札幌市の「さっぽろ子育て情報サイト」は母子衛生研究会(東京)の動画を掲載し、抱っこ、沐浴、おむつ交換、着替えについて説明しています=表②=。同サイトの別のページでは「イヤイヤ期を乗り切る」「親子で家事」など市内10区が作った子育てに役立つ動画が見られます=表③=。苫小牧市はYouTubeに、沐浴の解説動画を載せました=表④=。

① 子育て応援かざぐるまの動画一覧
https://kazadouga.blogspot.com/p/blog-page.html

② さっぽろ子育て情報サイト 母子衛生研究会の動画
https://kosodate.city.sapporo.jp/mokuteki/kenko/hokenjo/9982.html

③ さっぽろ子育て情報サイト 札幌市内10区制作の「動画で伝えるスマイルアイデア」
https://kosodate.city.sapporo.jp/mokuteki/manabu/kodomo_soudan/9953.html

④ 苫小牧市の動画「はじめての沐浴」案内ページ
https://www.city.tomakomai.hokkaido.jp/kenko/kosodate/sogo/mokuyoku.html

⑤ 千歳恵庭地域助産師会の「育児に役立つ動画」
https://chitoseeniwamidwife.amebaownd.com/pages/3876647/blog

千歳、恵庭両市の助産師でつくる千歳恵庭地域助産師会は、ホームページで抱っこや沐浴、授乳法を紹介する動画を公開中です=表⑤=。同会会長で「助産院はぐくみ」(千歳市)の渡部智佳子さんは「動画を通し妊産婦の不安が緩和され、地域の助産所を気軽に利用してもらえれば」と期待しています。
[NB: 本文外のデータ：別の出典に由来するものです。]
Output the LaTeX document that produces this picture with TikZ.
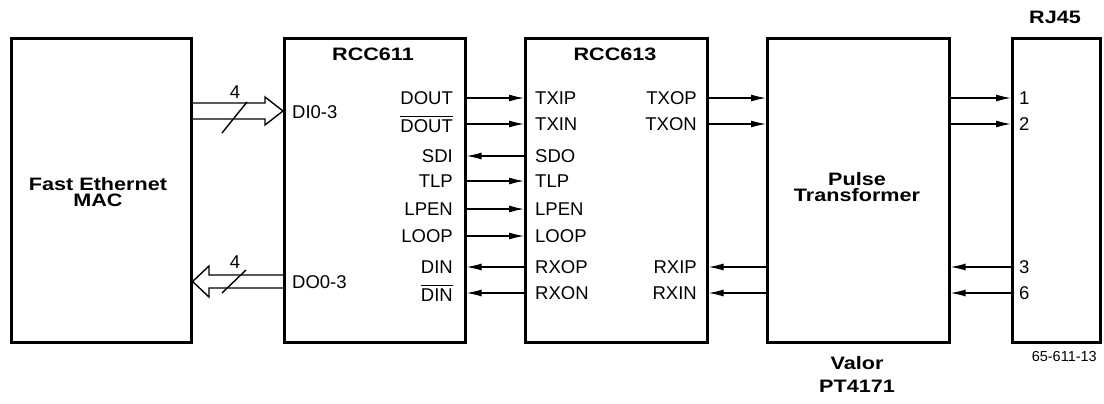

北海道医療大の川崎ゆかり助教(小児看護学)は「子育ての動画は何度でも見返せるので技術習得に効果的。ただ情報が一方通行で、動画によっては、なぜその手法が良いかの根拠が省略されている場合もあります。見るだけで終わらせず、動画制作者に質問できるといいですね。地域の事情に通じている地元の制作者だと相談しやすいのではないでしょうか」としています。